While the city doesn’t have an exact dollar amount for estimated damage at this time, Webster estimated up to 100 homes in the city suffered damage.

Webster, who lives in the Steeplechase subdivision, said many homeowners continue to clean up from the event.

“The role we play is getting debris and garbage out as much as possible. The visible signs of damage aren’t there like they were in the aftermath,” he said. Webster added many residents are working to install new drywall in their homes.

As funds will go toward helping residents, the city continues to seek assistance to replace damaged infrastructure.

Buda, which also saw extensive damage, is equally waiting to see if federal assistance will extend to municipalities.

“We have some infrastructure that needs to be fixed,” Buda Mayor Todd Ruge said. “We’re still working to get those included as part of the declaration.” 

But Ruge was pleased with the signing of the presidential disaster declaration. He said it would be a step to assist Hays County citizens recover.  

While he was somewhat surprised by the speed of the president’s declaration, Ruge said the coordinated effort by state officials, including U.S. Representative Lloyd Doggett, was key.

“It’s been a long few weeks where we’ve been waiting for this and hoping it would happen,” Ruge said. “I’m glad that it did happen.”

Doggett also commented on the president’s quick response.
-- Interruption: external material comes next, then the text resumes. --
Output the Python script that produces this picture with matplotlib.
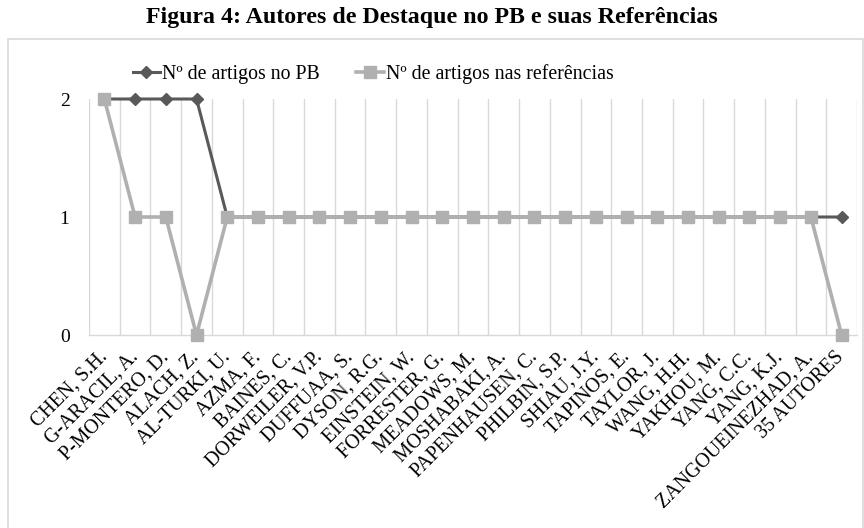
import matplotlib
matplotlib.use("Agg")
import matplotlib.pyplot as plt
from matplotlib.patches import Rectangle
from matplotlib.lines import Line2D

authors = ["CHEN, S.H.", "G-ARACIL, A.", "P-MONTERO, D.", "ALACH, Z.", "AL-TURKI, U.",
           "AZMA, F.", "BAINES, C.", "DORWEILER, V.P.", "DUFFUAA, S.", "DYSON, R.G.",
           "EINSTEIN, W.", "FORRESTER, G.", "MEADOWS, M.", "MOSHABAKI, A.", "PAPENHAUSEN, C.",
           "PHILBIN, S.P.", "SHIAU, J.Y.", "TAPINOS, E.", "TAYLOR, J.", "WANG, H.H.",
           "YAKHOU, M.", "YANG, C.C.", "YANG, K.J.", "ZANGOUEINEZHAD, A.", "35 AUTORES"]
artigos_pb = [2, 2, 2, 2, 1, 1, 1, 1, 1, 1, 1, 1, 1, 1, 1, 1, 1, 1, 1, 1, 1, 1, 1, 1, 1]
artigos_ref = [2, 1, 1, 0, 1, 1, 1, 1, 1, 1, 1, 1, 1, 1, 1, 1, 1, 1, 1, 1, 1, 1, 1, 1, 0]
yticks = [0, 1, 2]

plt.rcParams['font.family'] = ['Liberation Serif', 'DejaVu Serif']

fig = plt.figure(figsize=(8.64, 5.28), dpi=100)
ax = fig.add_axes([89/864, 1-335/528, (857-89)/864, (335-99)/528])

x = list(range(len(authors)))
dark = '#595959'
light = '#b0b0b0'
ax.plot(x, artigos_pb, color=dark, lw=2.2, marker='D', ms=6.5, zorder=3, clip_on=False)
ax.plot(x, artigos_ref, color=light, lw=2.6, marker='s', ms=9, zorder=4, clip_on=False)

ax.set_xlim(-0.5, len(authors)-0.5)
ax.set_ylim(0, 2)
for b in range(len(authors)+1):
    ax.axvline(b-0.5, color='#d9d9d9', lw=1.0, zorder=1)
for s in ['top', 'right', 'left']:
    ax.spines[s].set_visible(False)
ax.spines['bottom'].set_color('#d9d9d9')
ax.spines['bottom'].set_linewidth(1.0)
ax.set_yticks(yticks)
ax.set_yticklabels([str(v) for v in yticks], fontsize=14)
ax.tick_params(axis='y', length=0, pad=14)
ax.set_xticks(x)
ax.set_xticklabels(authors, rotation=45, ha='right', va='center', rotation_mode='anchor', fontsize=14.3)
ax.tick_params(axis='x', length=0, pad=14)

fig.patches.append(Rectangle((8/864, -0.01), 0.99, 1-39/528+0.01, transform=fig.transFigure,
                             fill=False, edgecolor='#d9d9d9', lw=1.2))

fig.text(432/864, 1-17/528, "Figura 4: Autores de Destaque no PB e suas Referências",
         ha='center', va='center', fontsize=17.2, fontweight='bold')

handles = [Line2D([], [], color=dark, lw=2.2, marker='D', ms=6.5),
           Line2D([], [], color=light, lw=2.6, marker='s', ms=9)]
fig.legend(handles, ["Nº de artigos no PB", "Nº de artigos nas referências"],
           loc='center', bbox_to_anchor=(373/864, 1-74/528), ncol=2, frameon=False,
           fontsize=14.3, handlelength=1.4, handletextpad=0.1, columnspacing=1.8)

fig.savefig("out.png", dpi=100)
“Though recovery has been painful for many of our neighbors, this promptly approved federal Individual Assistance means up to $33,000 for each eligible household and business with unreimbursed flood losses, cleanup, and repair,” Doggett wrote in an email response. “This relief includes those in Hays and Caldwell, who received assistance a few months ago, but incurred additional recent flood damage. I salute those who have worked diligently to complete the assessments required by federal law.”